To be clear; my issue is NOT the diversity, and characters being from any demographic - the shows should be diverse and that should just be normal - my issue is when it's like "Hey everyone this is my sister. SHE'S BLACK! We'll make reference to that a whooole lot because it's important that you know that Netflix does lots of diversity!". She could just be black.
It takes away from the character, it takes away from the story and it does start to feel like tokenism and that it's there very obviously for the image of the content creator, not out of any genuine desire to promote diverse casts.
A prime example I always use is Endgame... because y'all know I'm Tibb's biggest feminist. Female characters front and centre? Love it. Empowerment? Absolutely. MORE female characters and in more prominent roles - yes.

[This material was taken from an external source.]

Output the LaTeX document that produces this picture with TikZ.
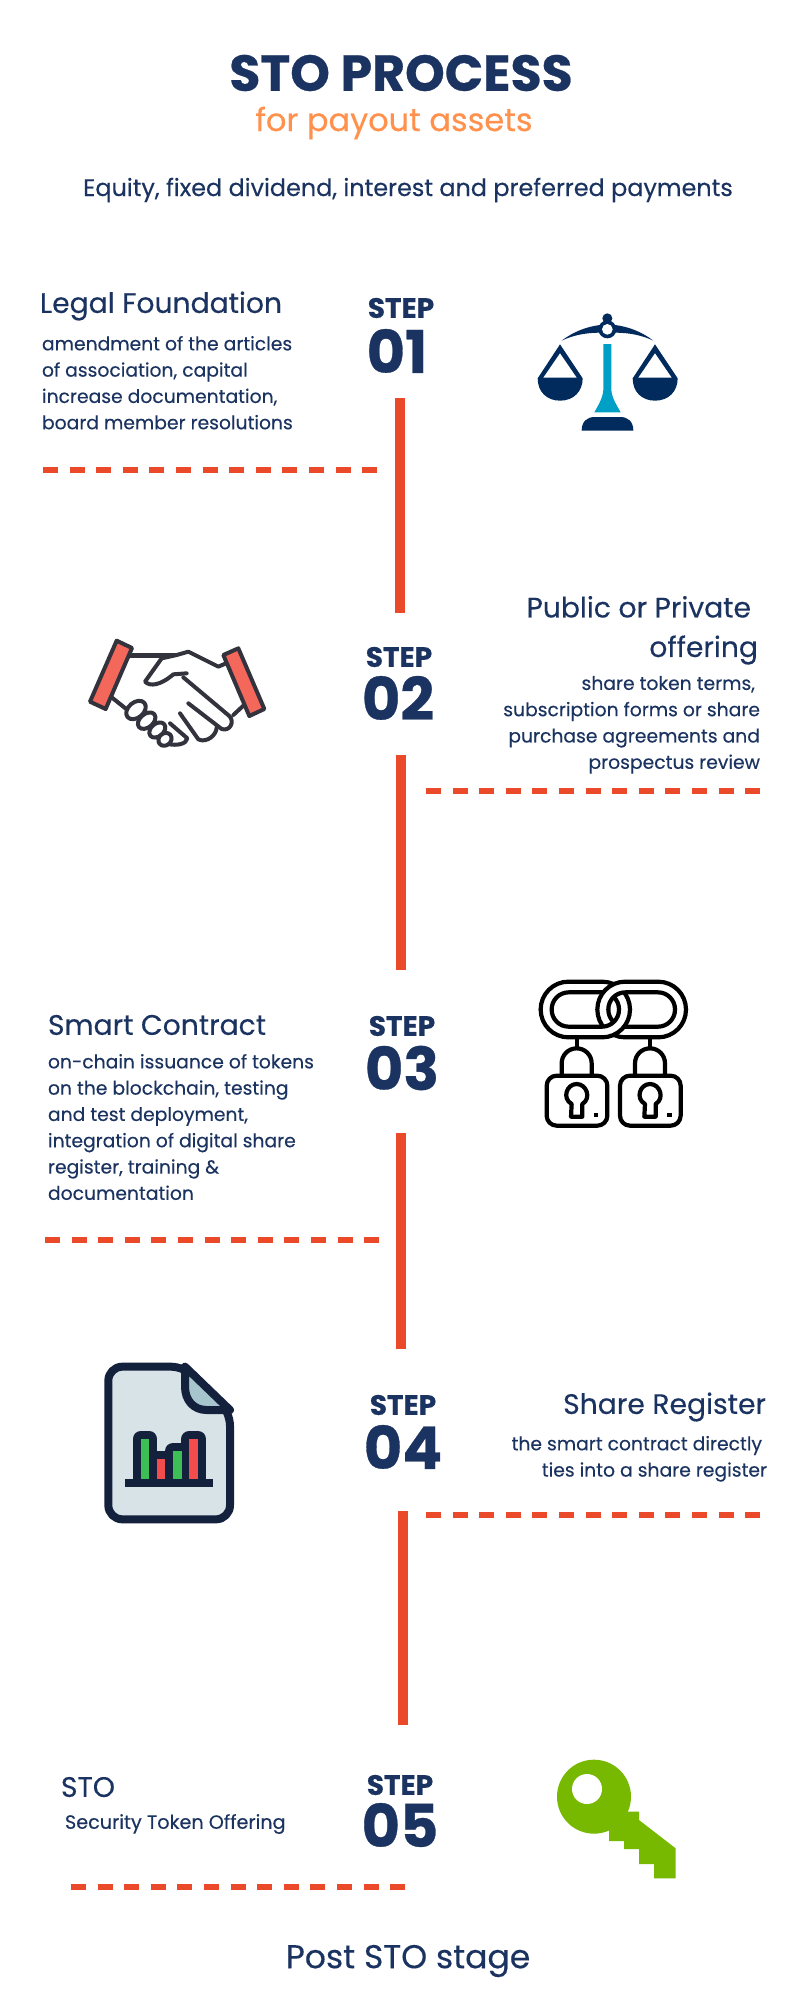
\documentclass[tikz,border=0pt]{standalone}
\usepackage{fontspec}
\setmainfont{Poppins}
\newcommand{\medw}{\addfontfeature{FakeBold=0.25}}
\newcommand{\hvy}{\bfseries\addfontfeature{FakeBold=0.5}}
\definecolor{navy}{HTML}{1B3360}
\definecolor{orangeT}{HTML}{FF914D}
\definecolor{redL}{HTML}{EA4A2A}
\definecolor{scaleN}{HTML}{002B5C}
\definecolor{teal}{HTML}{00A0C6}
\definecolor{hand}{HTML}{33333D}
\definecolor{cuff}{HTML}{F4685C}
\definecolor{docN}{HTML}{14213D}
\definecolor{docF}{HTML}{D8E3E8}
\definecolor{docT}{HTML}{A6C5CD}
\definecolor{barG}{HTML}{3DBF55}
\definecolor{barR}{HTML}{F24C4C}
\definecolor{keyG}{HTML}{76B900}
\tikzset{
  txt/.style={text=navy,inner sep=0pt,outer sep=0pt},
  headT/.style={txt,font=\fontsize{28.2}{39.5}\selectfont\medw},
  bodyT/.style={txt,font=\fontsize{18.75}{26.3}\selectfont\medw},
  stepT/.style={txt,font=\fontsize{28}{30}\selectfont\hvy},
  numT/.style={txt,font=\fontsize{59}{60}\selectfont\hvy},
  dashL/.style={redL,line width=6pt,dash pattern=on 15pt off 11.6pt},
  vertL/.style={redL,line width=10pt},
}
\newcommand{\linkL}{[rounded corners=27.8pt] (62,65) rectangle (330,232) [rounded corners=17pt] (95,97) rectangle (297,200)}
\newcommand{\linkR}{[rounded corners=27.8pt] (232,65) rectangle (498,232) [rounded corners=17pt] (265,97) rectangle (465,200)}
\begin{document}
\begin{tikzpicture}[x=1pt,y=-1pt]
\useasboundingbox (0,0) rectangle (800,2000);
\fill[white] (0,0) rectangle (800,2000);
% titles
\node[txt,font=\fontsize{50.5}{54}\selectfont\hvy] (title) at (401,73) {STO PROCESS};
\node[txt,text=orangeT,font=\fontsize{32}{36}\selectfont\medw] (subtitle) at (394,123) {for payout assets};
\node[txt,font=\fontsize{23.9}{28}\selectfont\medw] (intro) at (408,190) {Equity, fixed dividend, interest and preferred payments};
% steps
\node[stepT] (s1) at (401,308) {STEP};
\node[numT] (n1) at (397,351) {01};
\node[stepT] (s2) at (399,657) {STEP};
\node[numT] (n2) at (398,698) {02};
\node[stepT] (s3) at (402,1026) {STEP};
\node[numT] (n3) at (402,1068) {03};
\node[stepT] (s4) at (403,1405) {STEP};
\node[numT] (n4) at (403,1447) {04};
\node[stepT] (s5) at (400,1785) {STEP};
\node[numT] (n5) at (400,1825) {05};
% text blocks
\node[headT,anchor=west] (h1) at (40,306) {Legal Foundation};
\node[bodyT,anchor=north west,align=left] (b1) at (42,336) {amendment of the articles\\of association, capital\\increase documentation,\\board member resolutions};
\node[headT,anchor=north east,align=right] (h2) at (758,596) {Public or Private\hspace*{7pt}\\offering};
\node[bodyT,anchor=north east,align=right] (b2) at (760,676) {share token terms,\hspace*{5pt}\\subscription forms or share\hspace*{6pt}\\purchase agreements and\hspace*{6pt}\\prospectus review};
\node[headT,anchor=west] (h3) at (48,1025) {Smart Contract};
\node[bodyT,anchor=north west,align=left] (b3) at (48,1054) {on-chain issuance of tokens\\on the blockchain, testing\\and test deployment,\\integration of digital share\\register, training \&\\documentation};
\node[headT,anchor=east] (h4) at (766,1407) {Share Register};
\node[bodyT,anchor=north east,align=right] (b4) at (767,1436) {the smart contract directly\hspace*{5pt}\\ties into a share register};
\node[headT,anchor=west] (h5) at (61,1787) {STO};
\node[txt,font=\fontsize{19.2}{26}\selectfont\medw,anchor=west] (b5) at (65,1824) {Security Token Offering};
\node[txt,font=\fontsize{33}{36}\selectfont\medw] (post) at (408,1961) {Post STO stage};
% connectors
\coordinate (v1a) at (400,398); \coordinate (v1b) at (400,613);
\coordinate (v2a) at (401,755); \coordinate (v2b) at (401,970);
\coordinate (v3a) at (401,1133); \coordinate (v3b) at (401,1349);
\coordinate (v4a) at (403,1511); \coordinate (v4b) at (403,1725);
\draw[vertL] (v1a) -- (v1b);
\draw[vertL] (v2a) -- (v2b);
\draw[vertL] (v3a) -- (v3b);
\draw[vertL] (v4a) -- (v4b);
\coordinate (d1a) at (43,470); \coordinate (d1b) at (377,470);
\coordinate (d2a) at (426,791); \coordinate (d2b) at (760,791);
\coordinate (d3a) at (45,1240); \coordinate (d3b) at (379,1240);
\coordinate (d4a) at (426,1515); \coordinate (d4b) at (760,1515);
\coordinate (d5a) at (71,1887); \coordinate (d5b) at (405,1887);
\draw[dashL] (d1a) -- (d1b);
\draw[dashL] (d2a) -- (d2b);
\draw[dashL] (d3a) -- (d3b);
\draw[dashL] (d4a) -- (d4b);
\draw[dashL] (d5a) -- (d5b);
% scales
\begin{scope}[shift={(500,290)},scale=1/3]
\fill[scaleN] (185,152) .. controls (220,125) and (260,110) .. (300,105) -- (345,105) .. controls (385,110) and (425,125) .. (460,152) .. controls (425,135) and (385,128) .. (345,128) -- (300,128) .. controls (260,128) and (220,135) .. (185,152) -- cycle;
\fill[scaleN] (322,85) circle[radius=15];
\fill[scaleN] (322,118) circle[radius=27];
\fill[white] (322,118) circle[radius=16];
\fill[teal] (310,162) -- (334,162) -- (334,300) .. controls (336,325) and (350,345) .. (362,367) -- (283,367) .. controls (295,345) and (308,325) .. (310,300) -- cycle;
\fill[scaleN] (245,422) .. controls (245,395) and (260,381) .. (285,381) -- (360,381) .. controls (385,381) and (400,395) .. (400,422) -- cycle;
\foreach \dx in {0,285}{
\begin{scope}[xshift=\dx]
\fill[scaleN] (180,163) -- (113,265) .. controls (113,305) and (140,332) .. (180,332) .. controls (220,332) and (248,305) .. (248,265) -- cycle;
\fill[white] (180,190) -- (130,263) -- (230,263) -- cycle;
\end{scope}}
\end{scope}
% handshake
\begin{scope}[shift={(70,620)},scale=1/3,draw=hand,line width=4pt,line join=round,line cap=round]
\draw[line width=4.6pt] (180,107) -- (320,107);
\fill[white] (320,105) -- (355,95) -- (445,140) -- (490,285) -- (300,372) -- (170,268) -- (225,185) -- cycle;
\draw (320,105) -- (355,95) -- (445,140) -- (468,130);
\draw (320,105) -- (275,115) -- (225,185) .. controls (240,200) and (270,197) .. (310,163) -- (350,160);
\draw (340,172) -- (478,288) .. controls (495,305) and (480,335) .. (455,327) -- (355,250);
\draw (440,322) .. controls (440,345) and (410,370) .. (385,358) -- (330,280);
\draw (300,310) -- (352,355) .. controls (350,372) and (320,378) .. (295,372);
\draw (490,285) -- (520,257);
\draw (125,232) -- (170,268);
\draw[fill=white] (198,270) ellipse[x radius=33,y radius=23,rotate=40];
\draw[fill=white] (230,302) ellipse[x radius=30,y radius=20,rotate=40];
\draw[fill=white] (262,330) ellipse[x radius=27,y radius=19,rotate=40];
\draw[fill=white] (285,358) ellipse[x radius=21,y radius=18,rotate=40];
\draw[fill=cuff] (140,62) -- (186,84) -- (107,267) -- (60,245) -- cycle;
\draw[fill=cuff] (460,105) -- (505,85) -- (583,267) -- (538,288) -- cycle;
\end{scope}
% chain and locks
\begin{scope}[shift={(520,960)},scale=1/3,line width=4.2pt,black,line join=round]
\begin{scope}
\clip (0,148) rectangle (560,260);
\draw[fill=white,even odd rule] \linkR;
\draw[fill=white,even odd rule] \linkL;
\end{scope}
\begin{scope}
\clip (0,40) rectangle (560,148);
\draw[fill=white,even odd rule] \linkL;
\draw[fill=white,even odd rule] \linkR;
\end{scope}
\foreach \dx in {0,220}{
\begin{scope}[xshift=\dx]
\draw (170,236) -- (170,265);
\draw (125,347) -- (125,310) .. controls (125,285) and (145,265) .. (170,265) .. controls (195,265) and (215,285) .. (215,310) -- (215,347);
\draw[rounded corners=10pt] (80,347) rectangle (262,497);
\draw (155,432) .. controls (125,415) and (140,372) .. (170,372) .. controls (200,372) and (215,415) .. (187,432) -- (187,470) -- (153,470) -- cycle;
\fill (222,459) rectangle (235,472);
\end{scope}}
\end{scope}
% document
\begin{scope}[shift={(90,1350)},scale=1/3,line join=round]
\draw[docN,fill=docF,line width=8pt,rounded corners=14pt] (55,50) -- (285,50) -- (420,185) -- (420,508) -- (55,508) -- cycle;
\draw[docN,fill=docT,line width=8pt,line join=round] (285,50) -- (285,110) .. controls (285,150) and (310,180) .. (350,180) -- (420,180) -- cycle;
\foreach \xa/\xb/\yt in {152/178/267,200/226/327,249/275/303,298/324/267}{
\draw[docN,line width=16pt,line join=round] (\xa,\yt) rectangle (\xb,388);}
\fill[docN] (104,388) rectangle (370,412);
\fill[barG] (152,267) rectangle (178,388);
\fill[barR] (200,327) rectangle (226,388);
\fill[barG] (249,303) rectangle (275,388);
\fill[barR] (298,267) rectangle (324,388);
\end{scope}
% key
\begin{scope}[shift={(540,1740)},scale=1/3]
\fill[keyG] (162,170) circle[radius=111];
\fill[keyG] (230,200) -- (265,215) -- (297,215) -- (297,240) -- (407,325) -- (407,415) -- (342,415) -- (342,372) -- (297,372) -- (297,327) -- (252,327) -- (252,303) -- (207,303) -- (207,272) -- cycle;
\fill[white] (141,147) circle[radius=45];
\end{scope}
\end{tikzpicture}
\end{document}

The "all the female heroes suddenly assembling on the battlefield" in Endgame ... no!  It's daft, it's immersion-breaking, it doesn't make ANY logical sense whatsoever, and it was blatantly thrown in there purely for PR.
That sort of diversity isn't 
real diversity - it's a neon sign that says "Hey look we're diverse" and it's usually to distract from a complete LACK of real diversity -- case in point, NONE of those female heroes in Endgame were being paid a fraction of what Paul Rudd was paid as Ant-man... let alone your RDJ/Evans/Hemsworth trio. But they sure did get their "empowering scene".